Trevor quite rightly said that if we introduce such a system it would be a system of organised lying…whereby the government would deny that people had convictions when they did…

So in May 2003 Attorney-General Michael Atkinson was expressing views that were somewhat antipathetic to spent convictions legislation. In the first half of the following year the Hon. Dr Such introduced another bill, and the Attorney-General responded (once again speaking on radio on Bob Francis's show) by expressing reservations. However, I must admit that he did express some sympathy for the proposition that such legislation should be introduced. On that occasion he said:

…when I became Attorney-General—

that would have been in 2002—

I found out that if you go to court and you are found guilty of a minor offence and then the magistrates says, 'You've been a good straight person all your life and this is comparatively trivial offending, what I will do is I will find you guilty, but no conviction recorded'…people leave the court and they think, 'Good, I'm over that,' but in fact it does go on your record.

The Attorney-General went on to say, 'That does not seem fair to me.' That was a position the Attorney-General was expressing in 2004.

In other statements he made at that time he said he was aware, as I think most members would be aware, of cases where people seek a licence or make an application for a job but, because at some time in the past, sometimes many years ago, they had been convicted of 'carnal knowledge', as it was then called, now unlawful sexual intercourse, a so-called 'young love' offence—the offender might have been 17 and the girl 15 and he was convicted of carnal knowledge—that remained on people's records. Those people find it difficult, especially in the current climate, to obtain employment in, for example, the aged care industry, where there are stringent commonwealth requirements that prohibit an aged care operator from employing people who have been found guilty in the past of sexual offences.

I think it is disappointing that the bill which is currently before us does not provide any relief for people caught in that situation. I think all members will have had stories brought to them of people who are in that situation, yet here we are, not addressing the situation at all and not even providing, as is provided in some other states, for the capacity for a person in that situation to obtain an order from the court, for example, expunging the record so that that offence becomes a spent conviction. I think that is an issue that the government, had it shown more spine in relation to this matter, could have pursued.

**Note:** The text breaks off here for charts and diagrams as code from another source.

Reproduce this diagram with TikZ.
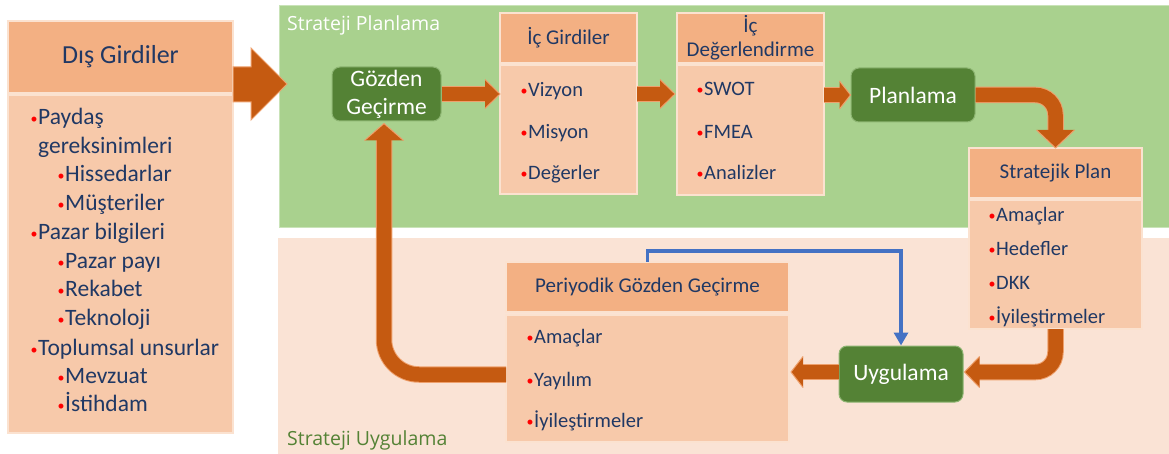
\documentclass[tikz,border=0pt]{standalone}
\usepackage{fontspec}
\setmainfont{Carlito}
\newfontfamily\regionfont{Open Sans}
\usetikzlibrary{calc,arrows.meta}

\definecolor{planbg}{HTML}{A9D18E}
\definecolor{planedge}{HTML}{C9E3B8}
\definecolor{applybg}{HTML}{FAE3D5}
\definecolor{headfill}{HTML}{F3B083}
\definecolor{bodyfill}{HTML}{F7C9AA}
\definecolor{boxedge}{HTML}{FBE2D0}
\definecolor{nodegreen}{HTML}{548235}
\definecolor{nodeedge}{HTML}{8DB572}
\definecolor{arrowfill}{HTML}{C55A11}
\definecolor{arrowedge}{HTML}{EEA06C}
\definecolor{navytext}{HTML}{203864}
\definecolor{bulletred}{HTML}{FF0000}
\definecolor{linkblue}{HTML}{4472C4}

% small red list bullet, set in its own fixed-width slot before the text
\newcommand\rb{\makebox[7.5pt][l]{\textcolor{bulletred}{\fontsize{14}{14}\selectfont\raisebox{1pt}{•}}}}

\tikzset{
  box/.style={rectangle, inner sep=0pt, outer sep=0pt, draw=boxedge, line width=1.2pt},
  headbox/.style={box, fill=headfill, text=navytext, align=center},
  bodybox/.style={box, fill=bodyfill},
  greennode/.style={rectangle, rounded corners=8pt, fill=nodegreen, draw=nodeedge,
    line width=1pt, text=white, align=center, inner sep=0pt,
    font=\fontsize{23.5}{28}\selectfont},
  item/.style={anchor=base west, inner sep=0pt, text=navytext},
  shaft/.style={draw=arrowedge, double=arrowfill, double distance=14.5pt, line width=1pt},
  pics/ahead/.style n args={2}{code={
    \fill[arrowfill] (0,0) -- (-#1,-#2) -- (-#1,#2) -- cycle;
    \draw[arrowedge, line width=1pt, line join=miter] (-#1,-#2) -- (0,0) -- (-#1,#2);
  }},
}

\begin{document}
\begin{tikzpicture}[x=1pt, y=-1pt]
\useasboundingbox (0,0) rectangle (1169,454);
\fill[white] (0,0) rectangle (1169,454);

% ---- the two stage regions ----
\filldraw[fill=planbg, draw=planedge, line width=1pt] (279,6) rectangle (1172,228);
\fill[applybg] (278,238) rectangle (1169,454);
\node[anchor=west, inner sep=0pt, text=white, font=\regionfont\fontsize{19.5}{22}\selectfont]
  (planlabel) at (287,25) {Strateji Planlama};
\node[anchor=west, inner sep=0pt, text=nodegreen, font=\regionfont\fontsize{19.5}{22}\selectfont]
  (applylabel) at (287,440) {Strateji Uygulama};

% ---- external inputs ----
\node[headbox, minimum width=225pt, minimum height=72pt, font=\fontsize{26}{30}\selectfont]
  (dh) at (120.5,57) {Dış Girdiler};
\node[bodybox, minimum width=225pt, minimum height=338pt] (db) at (120.5,264) {};
\begin{scope}[font=\fontsize{23.5}{28}\selectfont]
\foreach \x/\y/\t [count=\i] in {
  30.5/117/{\rb Paydaş}, 38/146/gereksinimleri,
  57.5/174/{\rb Hissedarlar}, 57.5/203/{\rb Müşteriler},
  30.5/232/{\rb Pazar bilgileri}, 57.5/261/{\rb Pazar payı},
  57.5/289/{\rb Rekabet}, 57.5/318/{\rb Teknoloji},
  30.5/348/{\rb Toplumsal unsurlar}, 57.5/376/{\rb Mevzuat},
  57.5/404/{\rb İstihdam}}
  \node[item] (d\i) at (\x,\y+7.5) {\t};
\end{scope}

% ---- internal inputs ----
\node[headbox, minimum width=137pt, minimum height=50pt, font=\fontsize{21}{24}\selectfont]
  (igh) at (568.5,38) {İç Girdiler};
\node[bodybox, minimum width=137pt, minimum height=129pt] (igb) at (568.5,129.5) {};
\foreach \y/\t [count=\i] in {90/Vizyon, 132/Misyon, 173/Değerler}
  \node[item, font=\fontsize{20.5}{24}\selectfont] (ig\i) at (520.5,\y+6.5) {\rb\t};

% ---- internal assessment ----
\node[headbox, minimum width=147pt, minimum height=50pt, font=\fontsize{21}{24}\selectfont]
  (idh) at (750.5,38) {İç\\Değerlendirme};
\node[bodybox, minimum width=147pt, minimum height=130pt] (idb) at (750.5,130) {};
\foreach \y/\t [count=\i] in {89/SWOT, 132/FMEA, 173/Analizler}
  \node[item, font=\fontsize{20.5}{24}\selectfont] (id\i) at (696.5,\y+6.5) {\rb\t};

% ---- strategic plan ----
\node[headbox, minimum width=173pt, minimum height=50pt, font=\fontsize{21}{24}\selectfont]
  (sph) at (1055.5,173) {Stratejik Plan};
\node[bodybox, minimum width=173pt, minimum height=129pt] (spb) at (1055.5,264.5) {};
\foreach \y/\t [count=\i] in {215/Amaçlar, 249/Hedefler, 283/DKK, 317/İyileştirmeler}
  \node[item, font=\fontsize{20.5}{24}\selectfont] (sp\i) at (988.5,\y+6.5) {\rb\t};

% ---- periodic review ----
\node[headbox, minimum width=283pt, minimum height=50pt, font=\fontsize{21}{24}\selectfont]
  (pgh) at (647.5,287) {Periyodik Gözden Geçirme};
\node[bodybox, minimum width=283pt, minimum height=127pt] (pgb) at (647.5,378.5) {};
\foreach \y/\t [count=\i] in {337/Amaçlar, 380/Yayılım, 421/İyileştirmeler}
  \node[item, font=\fontsize{20.5}{24}\selectfont] (pg\i) at (526.5,\y+6.5) {\rb\t};

% ---- process steps ----
\node[greennode, minimum width=109pt, minimum height=54pt] (gg) at (386.5,94) {Gözden\\Geçirme};
\node[greennode, minimum width=124pt, minimum height=54pt] (pl) at (913,95) {Planlama};
\node[greennode, minimum width=124pt, minimum height=56pt] (uy) at (901,374) {Uygulama};

% ---- block arrow into the planning stage ----
\filldraw[fill=arrowfill, draw=arrowedge, line width=1pt, line join=miter]
  (db.north east |- 0,67) -- (251,67) -- (251,48) -- (287,84) -- (251,120) -- (251,102)
  -- (db.north east |- 0,102) -- cycle;

% ---- flow arrows ----
\draw[shaft] (gg.east) -- ($(gg.east -| igb.west)+(-14,0)$);
\pic at (gg.east -| igb.west) {ahead={15}{14.5}};

\draw[shaft] (gg.east -| igb.east) -- ($(gg.east -| idb.west)+(-14,0)$);
\pic at ($(gg.east -| idb.west)+(-2,0)$) {ahead={15}{14.5}};

\draw[shaft] (pl.west -| idb.east) -- ($(pl.west)+(-10,0)$);
\pic at (pl.west) {ahead={11}{14}};

\draw[shaft, rounded corners=20pt] (pl.east) -| ($(sph.north)+(0,-17)$);
\pic[rotate=-90] at (sph.north) {ahead={18}{19}};

\draw[shaft, rounded corners=20pt] (spb.south) |- ($(uy.east)+(14,-2)$);
\pic[rotate=180] at ($(uy.east)+(1,-2)$) {ahead={15}{15.5}};

\draw[shaft] ($(uy.west)+(0,-2)$) -- ($(uy.west -| pgb.east)+(12,-2)$);
\pic[rotate=180] at ($(uy.west -| pgb.east)+(2,-2)$) {ahead={12}{15.5}};

\draw[shaft, rounded corners=35pt] ($(pgb.west)+(0,-4)$) -| ($(gg.south)+(-2.5,18)$);
\pic[rotate=90] at ($(gg.south)+(-2.5,2)$) {ahead={17}{19.5}};

% ---- review feedback link ----
\draw[linkblue, line width=3.5pt, -{Triangle[length=13pt,width=14pt]}]
  (pgh.north) -- ++(0,-11) -| (uy.north);
\end{tikzpicture}
\end{document}
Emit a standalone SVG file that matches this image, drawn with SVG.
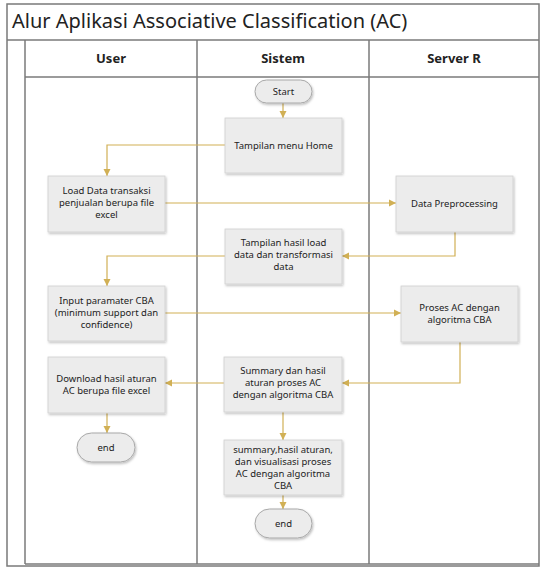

I mentioned the Attorney-General's admission that only when he became Attorney-General in 2002 did he learn that, when a magistrate says, 'No conviction recorded', that actually goes on police records and is treated by the police as a matter which should be disclosed if an inquiry is made about a person's record. You might think you have escaped with no criminal conviction, and you can truthfully answer the question, 'Have you ever been convicted of a criminal offence?' in the negative but, when your employer or prospective employer goes to get a police check, they find that something is recorded as 'No conviction recorded', but it is certainly not a clean record. I suppose I should ask the member who introduced the bill whether he has any views on resolving that issue.

So, whilst expressing support for this bill and commending the Hon. Bob Such for introducing it, I cannot let the occasion pass without placing on the record that this government, and particularly this Attorney's response, have been hypocritical. As I mentioned, an extensive discussion paper was issued in 2004. The government has known for years that there is widespread community support for spent convictions legislation and that it exists in every other jurisdiction yet, in order to maintain an entirely false tough on law stance, the government has not embraced what is a sensible solution and, even now, it seeks to embrace it only by supporting someone else's bill. Unfortunately, it is typical of this government, which, fortunately, the people of South Australia will throw out in March next year.

The Hon. P. HOLLOWAY (Minister for Mineral Resources Development, Minister for Urban Development and Planning, Minister for Small Business) (11:58): I thank the Hon. Mr Lawson for his contribution, but I must at least put on record some defence of the Attorney, in that I believe this government has supported more private members bills than has any other government in the history of this state. A number of them have gone through. There was Mr Darley's bill yesterday in relation to land valuation, and there was the regulated trees bill which Mr Hood had reintroduced, although it was a government bill. There have been a number of others, including at least four or five which the government will support today and which will come into legislation—more, I suggest, than has ever happened in the history of this state.

Does it matter who introduces the bill? One of the more significant bills was the one which the Hon. Andrew Evans introduced and which this government supported in relation to removing the statute of limitations on certain offences, and that led to a significant reform in that area. There have been a number of important bills, and I would suggest that this government has distinguished itself by supporting measures other members have introduced. There is a certain limit on time and a number of priorities that the government has but, where members have done the work and come up with—

The Hon. Carmel Zollo interjecting:

The Hon. P. HOLLOWAY: Yet another example is Mr Dawkins' bill on surrogacy. There have been a number of cases. If you went back through the history of this state—

The Hon. J.S.L. Dawkins: That was a conscience vote.

The Hon. P. HOLLOWAY: Yes, but I still think that, if you look at the number of private members bills, there would still be more than at any other period in this state's history. I think it is to the credit of the Attorney-General and this government that we have adopted that approach, rather than him being subject to a tax.

The Hon. J.A. DARLEY (12:00): In answer to the Hon. Robert Lawson's question, my understanding is that the bill does not address the issue of where a conviction is not recorded, and perhaps that should be looked at in the future. I thank honourable members for their contributions. This legislation is long overdue.

Bill read a second time and taken through its remaining stages.